Scheduler Backward and Input Tensor Gradient
Context
I'm working on allowing CUDA based training in AIDGE using any device index.
Important note: This problem only appears when attempting to train a model on the cuda
backend with a device
index different from zero.
Description
At the moment, the scheduler backward()
does not take care of the fact that the input tensor gradient may not exist.
In fact, if we follow the standard training pipeline, this input tensor gradient is never created !
Thus, the following loop will end up crashing after the backward()
call (at the end of the first iteration).
for _ in range(10 ** 6):
# get samples
x, y_h = get_batch_pair()
# forward
scheduler.forward(True, [x])
y = get_ouput_tensor()
# loss
l = loss(y, y_h)
# backward
scheduler.backward()
# optimizer
optimizer.update() # <- crashes around here !

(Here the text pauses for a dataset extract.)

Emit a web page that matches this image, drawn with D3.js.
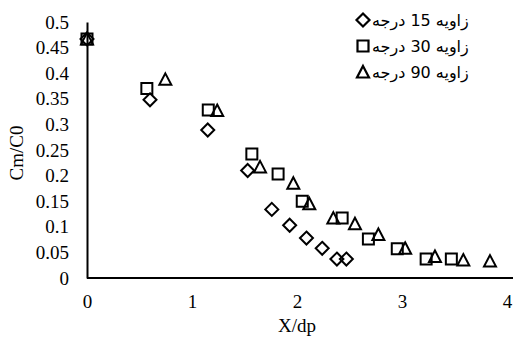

optimizer.reset_grad(classifier)
Workaround
A workaround for this issue is to explicitly create a grad tensor for the input tensor before calling the backward()
method.
This can be done by simply calling the grad()
method just after retrieving the input.
x, y_h = get_batch_pair()
x.grad() # <- this creates the grad tensor and fix the issue !
...
Nevertheless this is not a very user friendly solution, so a fix has to be made !